▶ **Task instructions**: Retype each line exactly. Skip images.
# Start of Recorded information
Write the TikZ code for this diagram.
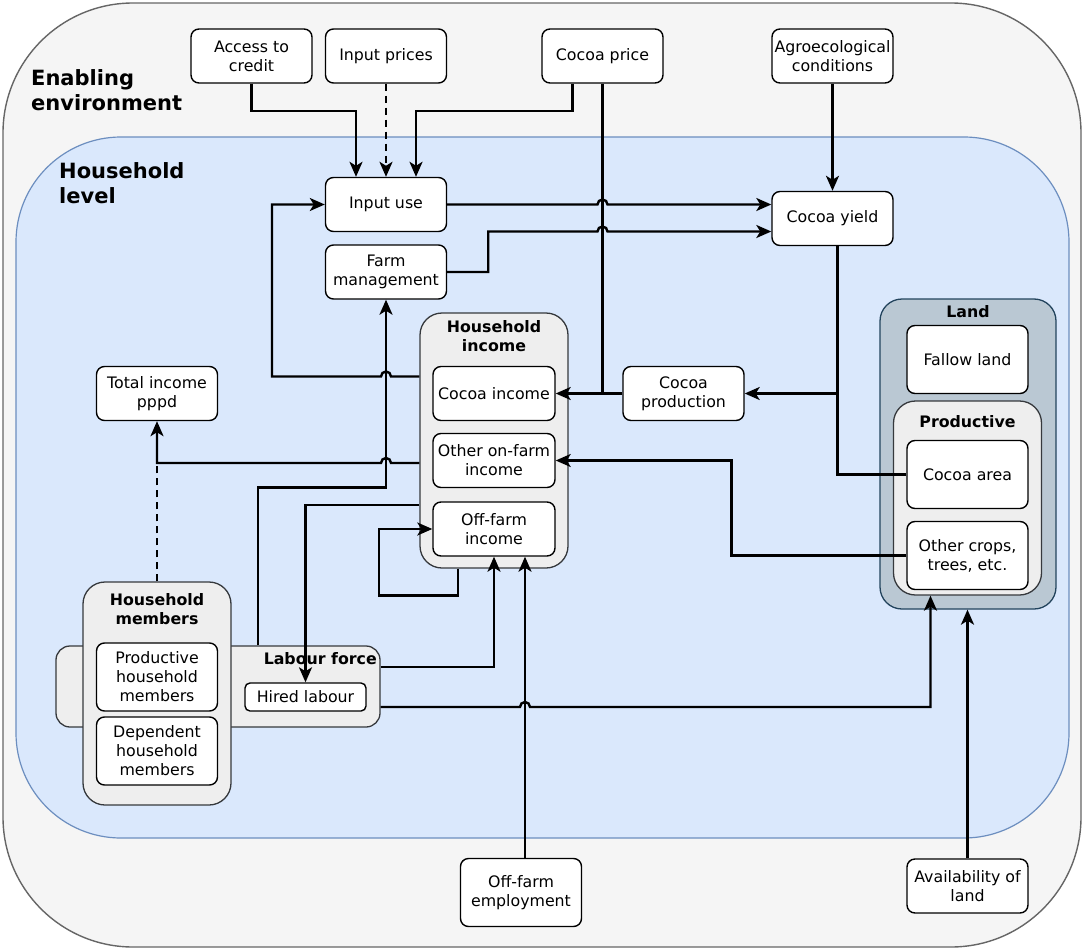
\documentclass[tikz,border=0pt]{standalone}
\usepackage{fontspec}
\setmainfont{DejaVu Sans}
\usepackage{xcolor}
\definecolor{EnvGrey}{HTML}{F5F5F5}
\definecolor{EnvLine}{HTML}{666666}
\definecolor{HhBlue}{HTML}{DAE8FC}
\definecolor{HhLine}{HTML}{6C8EBF}
\definecolor{GroupGrey}{HTML}{EEEEEE}
\definecolor{GroupLine}{HTML}{36393D}
\definecolor{LandBlue}{HTML}{BAC8D3}
\definecolor{LandLine}{HTML}{23445D}
\usepackage{tikz}
\usetikzlibrary{calc,arrows.meta,positioning}
\newcommand\BoxLength{121bp}
\newcommand\BoxHeight{54bp}
\newcommand\TallHeight{68bp}
\newcommand\GroupLength{148bp}
\newcommand\TextFont{\fontsize{15.8bp}{19bp}\selectfont}
\newcommand\TitleFont{\fontsize{15.8bp}{19bp}\selectfont\bfseries}
\newcommand\BigFont{\fontsize{21bp}{25bp}\selectfont\bfseries}
\tikzstyle{box}=[rectangle,rounded corners=8bp,draw=black,fill=white,line width=1.4bp,
                 text centered,align=center,inner sep=0pt,font=\TextFont,
                 minimum height=\BoxHeight,minimum width=\BoxLength]
\tikzstyle{tall}=[box,minimum height=\TallHeight]
\tikzstyle{group}=[rectangle,rounded corners=22bp,draw=GroupLine,fill=GroupGrey,line width=1.3bp]
\tikzstyle{grouplabel}=[font=\TitleFont,align=center,inner sep=0pt]
\tikzstyle{link}=[line width=2.4bp]
\tikzstyle{arr}=[link,-{Stealth[length=15bp,width=13bp,inset=4bp]}]

\begin{document}
\begin{tikzpicture}[x=1bp,y=-1bp]
      \useasboundingbox (0,0) rectangle (1084,950);
      % levels
      \draw[fill=EnvGrey,draw=EnvLine,line width=1.4bp,rounded corners=130bp] (3,3) rectangle (1081,947);
      \draw[fill=HhBlue,draw=HhLine,line width=1.2bp,rounded corners=105bp] (16,137) rectangle (1069,838);
      \node[anchor=north west,font=\BigFont,align=left,inner sep=0pt] (envlabel) at (31,69) {Enabling\\environment};
      \node[anchor=north west,font=\BigFont,align=left,inner sep=0pt] (hhlabel) at (59,162) {Household\\level};
      % inputs and yield
      \node[box] (credit) at (251.5,56) {Access to\\credit};
      \node[box] (iprice) at (386,56) {Input prices};
      \node[box] (cprice) at (602.5,56) {Cocoa price};
      \node[box] (agro) at (832.5,56) {Agroecological\\conditions};
      \node[box] (inuse) at (386,204.5) {Input use};
      \node[box] (farmman) at (386,272) {Farm\\management};
      \node[box] (yield) at (832.5,218.5) {Cocoa yield};
      % household income
      \node[group,minimum width=\GroupLength,minimum height=255bp] (hhinc) at (494,440.5) {};
      \node[grouplabel] (hhinctitle) at (494,336) {Household\\income};
      \node[box,minimum width=122bp] (cocinc) at (494,393.5) {Cocoa income};
      \node[box,minimum width=122bp] (othinc) at (494,460.5) {Other on-farm\\income};
      \node[box,minimum width=122bp] (offinc) at (494,529) {Off-farm\\income};
      \node[box] (cprod) at (683.5,393.5) {Cocoa\\production};
      \node[box] (totinc) at (157,393.5) {Total income\\pppd};
      % land
      \node[group,draw=LandLine,fill=LandBlue,minimum width=176bp,minimum height=310bp] (land) at (968,454) {};
      \node[grouplabel] (landtitle) at (968,312) {Land};
      \node[tall] (fallow) at (967.5,359.5) {Fallow land};
      \node[group,minimum width=\GroupLength,minimum height=194bp] (productive) at (967.5,498) {};
      \node[grouplabel] (prodtitle) at (967.5,422) {Productive};
      \node[tall] (cocarea) at (967.5,474.5) {Cocoa area};
      \node[tall] (othcrops) at (967.5,555.5) {Other crops,\\trees, etc.};
      % labour and members
      \node[group,rounded corners=14bp,minimum width=324bp,minimum height=81bp] (labour) at (218,686.5) {};
      \node[grouplabel,anchor=east] (labtitle) at (377,659) {Labour force};
      \node[box,minimum height=28bp,rounded corners=5bp] (hired) at (305.5,697) {Hired labour};
      \node[group,minimum width=\GroupLength,minimum height=223bp] (hhmem) at (157,693.5) {};
      \node[grouplabel] (hhmemtitle) at (157,609) {Household\\members};
      \node[tall] (prodmem) at (157,677) {Productive\\household\\members};
      \node[tall] (depmem) at (157,751) {Dependent\\household\\members};
      % outside drivers
      \node[tall] (offemp) at (521,892.5) {Off-farm\\employment};
      \node[box] (avland) at (967.5,886) {Availability of\\land};

      % links into input use
      \draw[arr] (credit.south) -- ++(0,27) -| ($(inuse.north)+(-30,0)$);
      \draw[arr,dash pattern=on 7bp off 5bp] (iprice.south) -- (inuse.north);
      \draw[arr] ($(cprice.south)+(-30,0)$) -- ++(0,27) -| ($(inuse.north)+(30,0)$);
      \draw[link] (cprice.south) -- (cprice.south |- cprod.west);
      \draw[arr] (cprod.west) -- (cocinc.east);
      \draw[arr] (agro.south) -- (yield.north);
      % links into cocoa yield
      \draw[arr] (inuse.east) -- ($(cprice.south |- inuse.east)+(-5,0)$) arc[start angle=180,end angle=0,radius=5bp] -- (yield.west |- inuse.east);
      \draw[arr] (farmman.east) -- ++(41,0) |- ($(cprice.south |- yield.west)+(-5,13)$) arc[start angle=180,end angle=0,radius=5bp] -- ($(yield.west)+(0,13)$);
      % production
      \path ($(yield.south)+(5,0)$) coordinate (ysouth);
      \draw[arr] (ysouth) |- (cprod.east);
      \draw[link] (cocarea.west) -| (ysouth |- cprod.east);
      \draw[arr] (othcrops.west) -- ++(-175,0) |- (othinc.east);
      % household income out
      \draw[arr] ($(hhinc.west)+(0,-64)$) -- ($(farmman.south |- hhinc.west)+(5,-64)$) arc[start angle=0,end angle=180,radius=5bp] -- ++(-109,0) |- (inuse.west);
      \draw[arr] ($(hhinc.west)+(0,22.5)$) -- ($(farmman.south |- hhinc.west)+(5,22.5)$) arc[start angle=0,end angle=180,radius=5bp] -| (totinc.south);
      \draw[link,dash pattern=on 7bp off 5bp] (hhmem.north) -- ($(totinc.south)+(0,42)$);
      % labour
      \draw[arr] ($(labour.north)+(40,0)$) -- ++(0,-158) -| (farmman.south);
      \draw[arr] ($(hhinc.west)+(0,64.5)$) -| (hired.north);
      \draw[arr] ($(hhinc.south)+(-36,0)$) -- ++(0,27) -- ++(-79,0) |- (offinc.west);
      \draw[arr] ($(labour.east)+(0,-19.5)$) -| (offinc.south);
      \draw[arr] ($(offemp.north)+(4,0)$) -- ($(offinc.south)+(31,0)$);
      \draw[arr] ($(labour.east)+(0,20.5)$) -- ($(offemp.north |- labour.east)+(-1,20.5)$) arc[start angle=180,end angle=0,radius=5bp] -| ($(productive.south)+(-37,0)$);
      \draw[arr] (avland.north) -- (avland.north |- land.south);
\end{tikzpicture}
\end{document}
# End of Recorded information
▶ **Response below**:
Write the TikZ code for this diagram.
\documentclass[tikz,border=0pt]{standalone}
\usepackage{fontspec}
\setmainfont{DejaVu Sans}
\usepackage{xcolor}
\definecolor{EnvGrey}{HTML}{F5F5F5}
\definecolor{EnvLine}{HTML}{666666}
\definecolor{HhBlue}{HTML}{DAE8FC}
\definecolor{HhLine}{HTML}{6C8EBF}
\definecolor{GroupGrey}{HTML}{EEEEEE}
\definecolor{GroupLine}{HTML}{36393D}
\definecolor{LandBlue}{HTML}{BAC8D3}
\definecolor{LandLine}{HTML}{23445D}
\usepackage{tikz}
\usetikzlibrary{calc,arrows.meta,positioning}
\newcommand\BoxLength{121bp}
\newcommand\BoxHeight{54bp}
\newcommand\TallHeight{68bp}
\newcommand\GroupLength{148bp}
\newcommand\TextFont{\fontsize{15.8bp}{19bp}\selectfont}
\newcommand\TitleFont{\fontsize{15.8bp}{19bp}\selectfont\bfseries}
\newcommand\BigFont{\fontsize{21bp}{25bp}\selectfont\bfseries}
\tikzstyle{box}=[rectangle,rounded corners=8bp,draw=black,fill=white,line width=1.4bp,
                 text centered,align=center,inner sep=0pt,font=\TextFont,
                 minimum height=\BoxHeight,minimum width=\BoxLength]
\tikzstyle{tall}=[box,minimum height=\TallHeight]
\tikzstyle{group}=[rectangle,rounded corners=22bp,draw=GroupLine,fill=GroupGrey,line width=1.3bp]
\tikzstyle{grouplabel}=[font=\TitleFont,align=center,inner sep=0pt]
\tikzstyle{link}=[line width=2.4bp]
\tikzstyle{arr}=[link,-{Stealth[length=15bp,width=13bp,inset=4bp]}]

\begin{document}
\begin{tikzpicture}[x=1bp,y=-1bp]
      \useasboundingbox (0,0) rectangle (1084,950);
      % levels
      \draw[fill=EnvGrey,draw=EnvLine,line width=1.4bp,rounded corners=130bp] (3,3) rectangle (1081,947);
      \draw[fill=HhBlue,draw=HhLine,line width=1.2bp,rounded corners=105bp] (16,137) rectangle (1069,838);
      \node[anchor=north west,font=\BigFont,align=left,inner sep=0pt] (envlabel) at (31,69) {Enabling\\environment};
      \node[anchor=north west,font=\BigFont,align=left,inner sep=0pt] (hhlabel) at (59,162) {Household\\level};
      % inputs and yield
      \node[box] (credit) at (251.5,56) {Access to\\credit};
      \node[box] (iprice) at (386,56) {Input prices};
      \node[box] (cprice) at (602.5,56) {Cocoa price};
      \node[box] (agro) at (832.5,56) {Agroecological\\conditions};
      \node[box] (inuse) at (386,204.5) {Input use};
      \node[box] (farmman) at (386,272) {Farm\\management};
      \node[box] (yield) at (832.5,218.5) {Cocoa yield};
      % household income
      \node[group,minimum width=\GroupLength,minimum height=255bp] (hhinc) at (494,440.5) {};
      \node[grouplabel] (hhinctitle) at (494,336) {Household\\income};
      \node[box,minimum width=122bp] (cocinc) at (494,393.5) {Cocoa income};
      \node[box,minimum width=122bp] (othinc) at (494,460.5) {Other on-farm\\income};
      \node[box,minimum width=122bp] (offinc) at (494,529) {Off-farm\\income};
      \node[box] (cprod) at (683.5,393.5) {Cocoa\\production};
      \node[box] (totinc) at (157,393.5) {Total income\\pppd};
      % land
      \node[group,draw=LandLine,fill=LandBlue,minimum width=176bp,minimum height=310bp] (land) at (968,454) {};
      \node[grouplabel] (landtitle) at (968,312) {Land};
      \node[tall] (fallow) at (967.5,359.5) {Fallow land};
      \node[group,minimum width=\GroupLength,minimum height=194bp] (productive) at (967.5,498) {};
      \node[grouplabel] (prodtitle) at (967.5,422) {Productive};
      \node[tall] (cocarea) at (967.5,474.5) {Cocoa area};
      \node[tall] (othcrops) at (967.5,555.5) {Other crops,\\trees, etc.};
      % labour and members
      \node[group,rounded corners=14bp,minimum width=324bp,minimum height=81bp] (labour) at (218,686.5) {};
      \node[grouplabel,anchor=east] (labtitle) at (377,659) {Labour force};
      \node[box,minimum height=28bp,rounded corners=5bp] (hired) at (305.5,697) {Hired labour};
      \node[group,minimum width=\GroupLength,minimum height=223bp] (hhmem) at (157,693.5) {};
      \node[grouplabel] (hhmemtitle) at (157,609) {Household\\members};
      \node[tall] (prodmem) at (157,677) {Productive\\household\\members};
      \node[tall] (depmem) at (157,751) {Dependent\\household\\members};
      % outside drivers
      \node[tall] (offemp) at (521,892.5) {Off-farm\\employment};
      \node[box] (avland) at (967.5,886) {Availability of\\land};

      % links into input use
      \draw[arr] (credit.south) -- ++(0,27) -| ($(inuse.north)+(-30,0)$);
      \draw[arr,dash pattern=on 7bp off 5bp] (iprice.south) -- (inuse.north);
      \draw[arr] ($(cprice.south)+(-30,0)$) -- ++(0,27) -| ($(inuse.north)+(30,0)$);
      \draw[link] (cprice.south) -- (cprice.south |- cprod.west);
      \draw[arr] (cprod.west) -- (cocinc.east);
      \draw[arr] (agro.south) -- (yield.north);
      % links into cocoa yield
      \draw[arr] (inuse.east) -- ($(cprice.south |- inuse.east)+(-5,0)$) arc[start angle=180,end angle=0,radius=5bp] -- (yield.west |- inuse.east);
      \draw[arr] (farmman.east) -- ++(41,0) |- ($(cprice.south |- yield.west)+(-5,13)$) arc[start angle=180,end angle=0,radius=5bp] -- ($(yield.west)+(0,13)$);
      % production
      \path ($(yield.south)+(5,0)$) coordinate (ysouth);
      \draw[arr] (ysouth) |- (cprod.east);
      \draw[link] (cocarea.west) -| (ysouth |- cprod.east);
      \draw[arr] (othcrops.west) -- ++(-175,0) |- (othinc.east);
      % household income out
      \draw[arr] ($(hhinc.west)+(0,-64)$) -- ($(farmman.south |- hhinc.west)+(5,-64)$) arc[start angle=0,end angle=180,radius=5bp] -- ++(-109,0) |- (inuse.west);
      \draw[arr] ($(hhinc.west)+(0,22.5)$) -- ($(farmman.south |- hhinc.west)+(5,22.5)$) arc[start angle=0,end angle=180,radius=5bp] -| (totinc.south);
      \draw[link,dash pattern=on 7bp off 5bp] (hhmem.north) -- ($(totinc.south)+(0,42)$);
      % labour
      \draw[arr] ($(labour.north)+(40,0)$) -- ++(0,-158) -| (farmman.south);
      \draw[arr] ($(hhinc.west)+(0,64.5)$) -| (hired.north);
      \draw[arr] ($(hhinc.south)+(-36,0)$) -- ++(0,27) -- ++(-79,0) |- (offinc.west);
      \draw[arr] ($(labour.east)+(0,-19.5)$) -| (offinc.south);
      \draw[arr] ($(offemp.north)+(4,0)$) -- ($(offinc.south)+(31,0)$);
      \draw[arr] ($(labour.east)+(0,20.5)$) -- ($(offemp.north |- labour.east)+(-1,20.5)$) arc[start angle=180,end angle=0,radius=5bp] -| ($(productive.south)+(-37,0)$);
      \draw[arr] (avland.north) -- (avland.north |- land.south);
\end{tikzpicture}
\end{document}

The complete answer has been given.